Stephen Ellison

Mountain View's RV Row Stirs Debate Over Housing, Homeless

A line of RVs along a Mountain View street has become an issue for some residents and city leaders, and now the city is scrambling for a solution.

The RVs parked along a street where parking restrictions are lenient serve as long-term or even permanent residences for families who have been priced out of the expensive Bay Area housing market.

Now the city is asking the RV residents to fill out a survey about who they are and what they need.

"Just because you live in an RV doesn't mean you're poor," Justin Harper said. "It just means you don't want to pay that much."

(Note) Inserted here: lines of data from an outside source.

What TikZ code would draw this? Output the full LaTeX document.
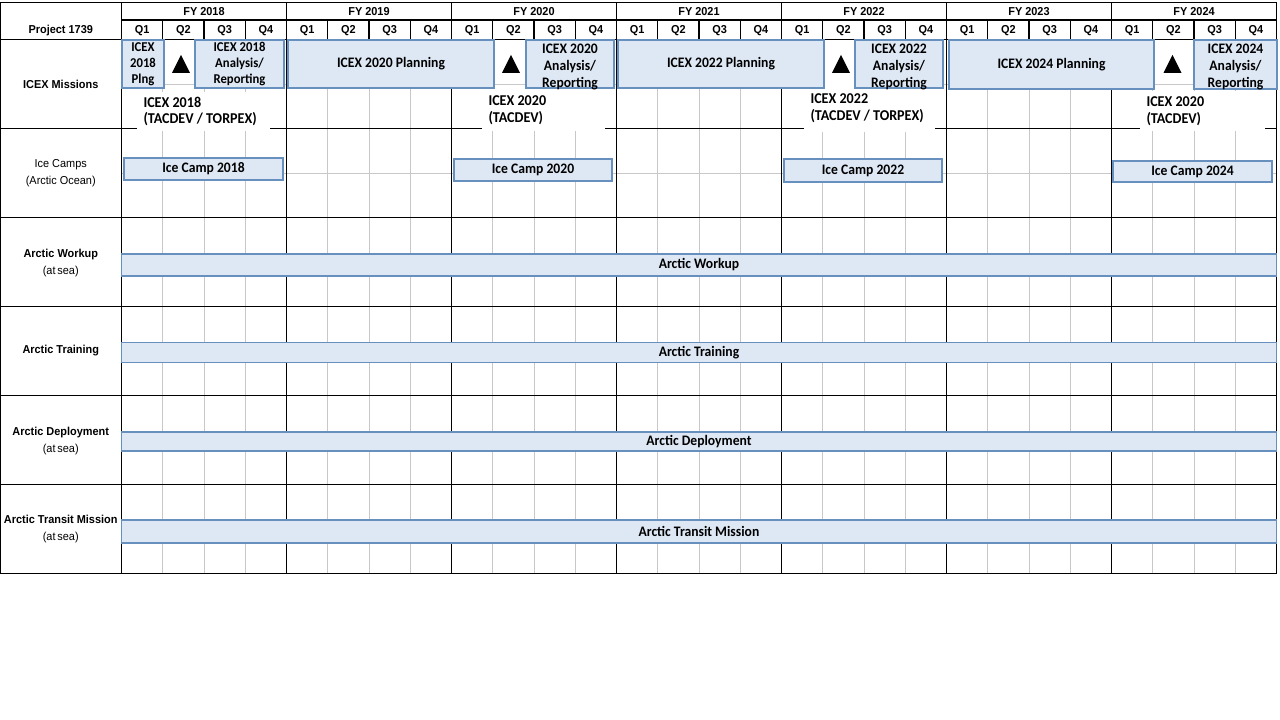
\documentclass[tikz,border=0pt]{standalone}
\usepackage{fontspec}
\usetikzlibrary{shapes.geometric}
\newfontfamily\hdfont[FakeStretch=0.95]{Liberation Sans}
\newfontfamily\taskfont[FakeStretch=0.94]{Carlito}
\definecolor{taskfill}{HTML}{DEE8F5}
\definecolor{taskedge}{HTML}{6890BE}
\definecolor{gridgray}{HTML}{C8C8C8}

\begin{document}
\begin{tikzpicture}[x=1pt, y=-1pt,
  major/.style={line width=1.1pt, black},
  minor/.style={line width=0.8pt, gridgray},
  hdr/.style={inner sep=0pt, font=\hdfont\bfseries\fontsize{11.5}{13}\selectfont},
  rowlab/.style={inner sep=0pt, align=center, font=\hdfont\fontsize{11.5}{17}\selectfont},
  task/.style={draw=taskedge, fill=taskfill, line width=1.2pt, inner sep=0pt, align=center,
    font=\taskfont\bfseries\fontsize{14.5}{17}\selectfont},
  tasksm/.style={task, font=\taskfont\bfseries\fontsize{13.5}{16}\selectfont},
  tasklab/.style={inner sep=0pt, align=center, yshift=-2.5pt,
    font=\taskfont\bfseries\fontsize{14.5}{17}\selectfont},
  bar/.style={task, minimum width=1155pt},
  event/.style={fill=white, inner xsep=7pt, inner ysep=0pt, align=flush left,
    font=\taskfont\bfseries\fontsize{15}{16.5}\selectfont},
  milestone/.style={isosceles triangle, shape border rotate=90, isosceles triangle stretches,
    fill=black, inner sep=0pt, minimum width=18pt, minimum height=18pt},
]
\useasboundingbox[fill=white] (0,0) rectangle (1280,720);

% ---- grid: quarter lines and half-row lines
\foreach \k in {0,...,6}{
  \foreach \q in {1,2,3}{
    \draw[minor] ({121.5+165*\k+41.25*\q},39.5) -- ({121.5+165*\k+41.25*\q},573.5);
    \draw[major] ({121.5+165*\k+41.25*\q},20) -- ({121.5+165*\k+41.25*\q},39.5);
  }
}
\foreach \r in {0,...,5}
  \draw[minor] (121.5,{84+89*\r}) -- (1276.5,{84+89*\r});

% ---- grid: year columns and row borders
\foreach \k in {0,...,7}
  \draw[major] ({121.5+165*\k},2.5) -- ({121.5+165*\k},573.5);
\draw[major] (0.5,2.5) -- (0.5,573.5);
\draw[major] (0,2.5) -- (1277,2.5);
\draw[major] (121.5,20) -- (1277,20);
\draw[major, line width=1.8pt] (0,39.5) -- (1277,39.5);
\foreach \r in {1,...,6}
  \draw[major] (0,{39.5+89*\r}) -- (1277,{39.5+89*\r});

% ---- header
\node[hdr] (proj) at (60.75,31) {Project 1739};
\foreach \yr [count=\k from 0] in {2018,...,2024}{
  \node[hdr] (fy\yr) at ({204+165*\k},12) {FY \yr};
  \foreach \q in {1,...,4}
    \node[hdr] (q\yr\q) at ({121.5+165*\k+41.25*\q-20.625},31) {Q\q};
}

% ---- row labels
\node[rowlab, font=\hdfont\bfseries\fontsize{11.5}{17}\selectfont] (rmis) at (60.75,84) {ICEX Missions};
\node[rowlab] (rcamp) at (60.75,173.5) {Ice Camps\\(Arctic Ocean)};
\node[rowlab] (rwork) at (60.75,263.5) {\bfseries Arctic Workup\\(at\,sea)};
\node[rowlab, font=\hdfont\bfseries\fontsize{11.5}{17}\selectfont] (rtrain) at (60.75,351) {Arctic Training};
\node[rowlab] (rdep) at (60.75,441) {\bfseries Arctic Deployment\\(at\,sea)};
\node[rowlab] (rtran) at (60.75,529.5) {\bfseries Arctic Transit Mission\\(at\,sea)};

% ---- mission events (white callouts over the row border)
\node[event, text width=119pt, minimum height=39pt] (ev18) at (203,111.5) {ICEX 2018\\(TACDEV / TORPEX)};
\node[event, text width=109pt, minimum height=42pt] (ev20) at (543,110) {ICEX 2020\\(TACDEV)};
\node[event, text width=117pt, minimum height=48pt] (ev22) at (869,108) {ICEX 2022\\(TACDEV / TORPEX)};
\node[event, text width=111pt, minimum height=40pt] (ev24) at (1202,111) {ICEX 2020\\(TACDEV)};

% ---- ICEX mission tasks
\node[tasksm, minimum width=42pt, minimum height=48pt] (plng18) at (143,64) {ICEX\\2018\\Plng};
\node[tasksm, minimum width=89pt, minimum height=48pt] (ana18) at (239.5,64) {ICEX 2018\\Analysis/\\Reporting};
\node[task, minimum width=206pt, minimum height=48pt] (plan20) at (391,64) {ICEX 2020 Planning};
\node[task, minimum width=88pt, minimum height=48pt,
  label={[tasklab]center:{ICEX 2020\\Analysis/\\Reporting}}] (ana20) at (570,64) {};
\node[task, minimum width=206pt, minimum height=48pt] (plan22) at (721,64) {ICEX 2022 Planning};
\node[task, minimum width=88pt, minimum height=48pt,
  label={[tasklab]center:{ICEX 2022\\Analysis/\\Reporting}}] (ana22) at (899,64) {};
\node[task, minimum width=205pt, minimum height=49pt] (plan24) at (1051.5,64.5) {ICEX 2024 Planning};
\node[task, minimum width=83pt, minimum height=49pt,
  label={[tasklab]center:{ICEX 2024\\Analysis/\\Reporting}}] (ana24) at (1235.5,64.5) {};

% ---- milestones
\node[milestone, anchor=south] (m18) at (181,73) {};
\node[milestone, anchor=south] (m20) at (511,73) {};
\node[milestone, anchor=south] (m22) at (841,73) {};
\node[milestone, anchor=south] (m24) at (1172.5,73) {};

% ---- ice camps
\node[task, minimum width=159pt, minimum height=22pt] (ic18) at (203.5,169) {Ice Camp 2018};
\node[task, minimum width=158pt, minimum height=22pt] (ic20) at (533,170) {Ice Camp 2020};
\node[task, minimum width=158pt, minimum height=23pt] (ic22) at (863,170.5) {Ice Camp 2022};
\node[task, minimum width=159pt, minimum height=21pt] (ic24) at (1192.5,171.5) {Ice Camp 2024};

% ---- continuous activities
\node[bar, minimum height=22pt] (workup) at (699,265) {Arctic Workup};
\node[bar, minimum height=20pt] (training) at (699,352.5) {Arctic Training};
\node[bar, minimum height=19pt] (deploy) at (699,441.5) {Arctic Deployment};
\node[bar, minimum height=23pt] (transit) at (699,531.5) {Arctic Transit Mission};
\end{tikzpicture}
\end{document}
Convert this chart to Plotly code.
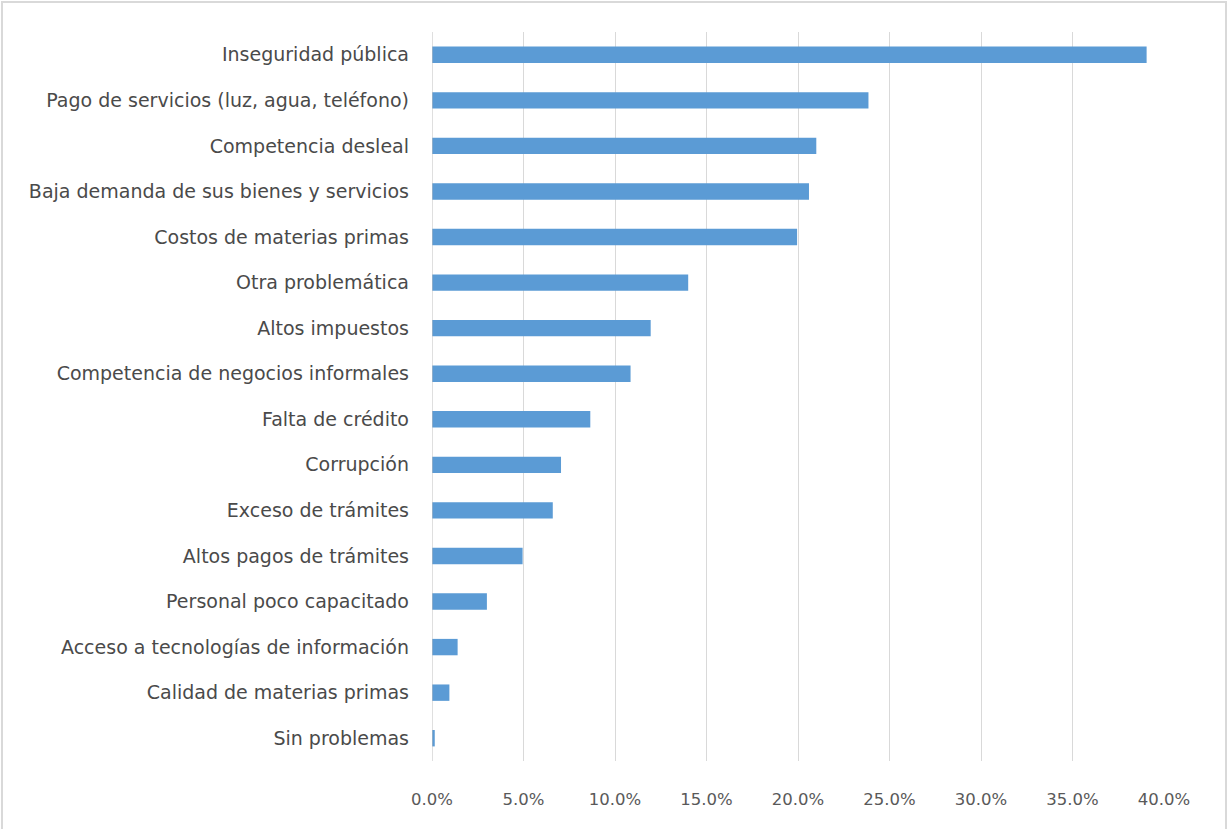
import plotly.graph_objects as go

categories = [
    "Inseguridad pública",
    "Pago de servicios (luz, agua, teléfono)",
    "Competencia desleal",
    "Baja demanda de sus bienes y servicios",
    "Costos de materias primas",
    "Otra problemática",
    "Altos impuestos",
    "Competencia de negocios informales",
    "Falta de crédito",
    "Corrupción",
    "Exceso de trámites",
    "Altos pagos de trámites",
    "Personal poco capacitado",
    "Acceso a tecnologías de información",
    "Calidad de materias primas",
    "Sin problemas",
]
values = [39.05, 23.85, 21.0, 20.6, 19.95, 14.0, 11.95, 10.85, 8.65, 7.05, 6.6, 4.95, 3.0, 1.4, 0.95, 0.15]
tick_vals = [0, 5, 10, 15, 20, 25, 30, 35, 40]
tick_text = ["0.0%", "5.0%", "10.0%", "15.0%", "20.0%", "25.0%", "30.0%", "35.0%", "40.0%"]

W, H = 1228, 829
ml, mr, mt, mb = 432, 64, 32, 68
pw, ph = W - ml - mr, H - mt - mb

fig = go.Figure(go.Bar(
    x=values, y=categories, orientation="h",
    marker=dict(color="#5b9bd5", line=dict(width=0)),
))

fig.update_layout(
    width=W, height=H,
    margin=dict(l=ml, r=mr, t=mt, b=mb, pad=0),
    paper_bgcolor="white", plot_bgcolor="white",
    bargap=0.64,
    showlegend=False,
    font=dict(family="DejaVu Sans", size=17, color="#595959"),
    shapes=[dict(
        type="rect", xref="paper", yref="paper",
        x0=(2 - ml) / pw, x1=(W - 2 - ml) / pw,
        y0=(mb - (H - 4)) / ph, y1=(H - mb - 2) / ph,
        line=dict(color="#d9d9d9", width=2), fillcolor="rgba(0,0,0,0)", layer="below",
    )],
)
fig.update_xaxes(
    range=[0, 40], tickvals=tick_vals, ticktext=tick_text,
    showgrid=True, gridcolor="#d9d9d9", gridwidth=1,
    zeroline=False, showline=False, ticks="",
    ticklabelstandoff=26, tickfont=dict(size=16.5, color="#595959"),
    fixedrange=True,
)
fig.update_yaxes(
    categoryorder="array", categoryarray=categories[::-1],
    showgrid=False, zeroline=False, showline=False, ticks="",
    ticklabelstandoff=22, tickfont=dict(size=19, color="#4a4a4a"),
    fixedrange=True,
)
fig.add_shape(type="line", xref="x", yref="paper", x0=0, x1=0, y0=0, y1=1,
              line=dict(color="#bfbfbf", width=1))

fig.write_html(
    "out.html",
    config={"displayModeBar": False},
    post_script="document.body.style.margin='0';document.body.style.overflow='hidden';",
)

The RVs are parked on a side street next to the Caltrain tracks. There are at least 40 of them occupied mostly by families but also some single tech workers.

Most of them can't afford the high rents in the South Bay and on the Peninsula.

RV resident Oscar Miguel said the rent skyrocketed at his family's home so he bought an RV as emergency housing.

"Before, I rented an apartment, but it's too expensive," Miguel said.

Mountain View Mayor Pat Showalter said people living in vehicles is a problem that needs to be addressed, and the city is uncertain exactly how to do so. It is starting by taking the survey to see how it can help.

"We have more homeless, and some of those homeless are living in RVs, so we hear about this from all sorts of angles," Showalter said. "We had a survey done of people that live in vehicles. Who are these people, and what do they need?"

Resident James Boyd lives across the street from RV Row.

"I think most of these people work every day," he said. "They just don't make enough money to survive."

The survey had been on the city website for several weeks, and the link was removed Monday. City staff will take the more than 1,000 responses they received and present the findings to the City Council at its Oct. 4 meeting.